*To do:*
Only the lines from the start of the data to the line containing "ax = fig.add_axes([0, 0, 1, 1])", both included, should be output, exactly and without pictures.

<<<<

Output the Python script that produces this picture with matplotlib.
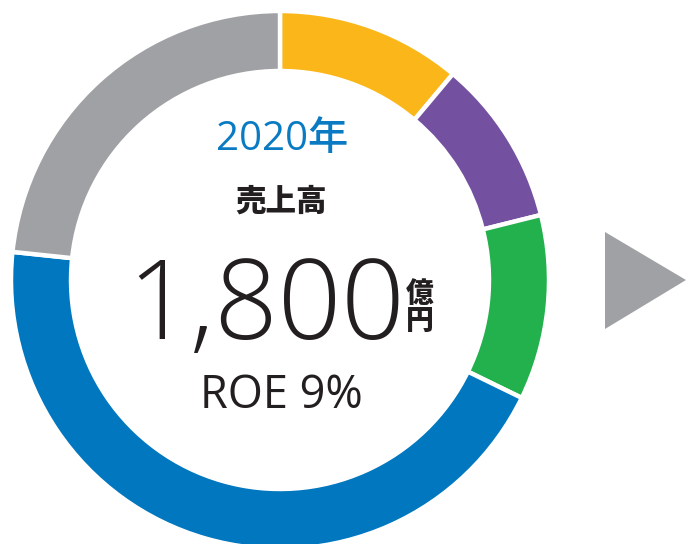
import matplotlib
matplotlib.use("Agg")
import matplotlib.pyplot as plt
from matplotlib.patches import Polygon

# Data (億円), clockwise from top
segments = ["A", "B", "C", "D", "E"]
values = [200, 180, 200, 800, 420]
colors = ["#FBB619", "#7451A0", "#22B14C", "#0077BF", "#A0A1A5"]
year_label = "2020年"
title_label = "売上高"
total_label = "1,800"
unit_labels = ["億", "円"]
roe_label = "ROE 9%"

W, H = 686, 544
fig = plt.figure(figsize=(W / 100, H / 100), dpi=100)
ax = fig.add_axes([0, 0, 1, 1])

cx, cy = 280, H - 280
ax.pie(values, colors=colors, startangle=90, counterclock=False,
       radius=269, center=(cx, cy),
       wedgeprops=dict(width=60, edgecolor="white", linewidth=3.2))

ax.set_xlim(0, W)
ax.set_ylim(0, H)
ax.set_aspect("equal")
ax.set_axis_off()

latin = ["Open Sans", "Noto Sans CJK JP", "DejaVu Sans"]
cjk = ["Noto Sans CJK JP", "DejaVu Sans"]

ax.text(282, H - 140, year_label, color="#0A7BC2", fontsize=29,
        family=latin, fontweight="medium", ha="center", va="center")
ax.text(281, H - 201, title_label, color="#231F20", fontsize=22,
        family=cjk, fontweight="heavy", ha="center", va="center")
ax.text(266, H - 297, total_label, color="#231F20", fontsize=80,
        family=["Open Sans", "DejaVu Sans"], fontweight="light",
        ha="center", va="center_baseline")
ax.text(420, H - 307, "\n".join(unit_labels), color="#231F20", fontsize=20,
        family=cjk, fontweight="heavy", ha="center", va="center",
        linespacing=0.95, multialignment="center")
ax.text(281, H - 396, roe_label, color="#231F20", fontsize=32.5,
        family=latin, ha="center", va="center")

tri = Polygon([[605, H - 232], [605, H - 329], [686, H - 280]],
              closed=True, facecolor="#A0A1A5", edgecolor="none")
ax.add_patch(tri)

fig.savefig("out.png", dpi=100, facecolor="white")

>>>>

*Result of this task:*
Output the Python script that produces this picture with matplotlib.
import matplotlib
matplotlib.use("Agg")
import matplotlib.pyplot as plt
from matplotlib.patches import Polygon

# Data (億円), clockwise from top
segments = ["A", "B", "C", "D", "E"]
values = [200, 180, 200, 800, 420]
colors = ["#FBB619", "#7451A0", "#22B14C", "#0077BF", "#A0A1A5"]
year_label = "2020年"
title_label = "売上高"
total_label = "1,800"
unit_labels = ["億", "円"]
roe_label = "ROE 9%"

W, H = 686, 544
fig = plt.figure(figsize=(W / 100, H / 100), dpi=100)
ax = fig.add_axes([0, 0, 1, 1])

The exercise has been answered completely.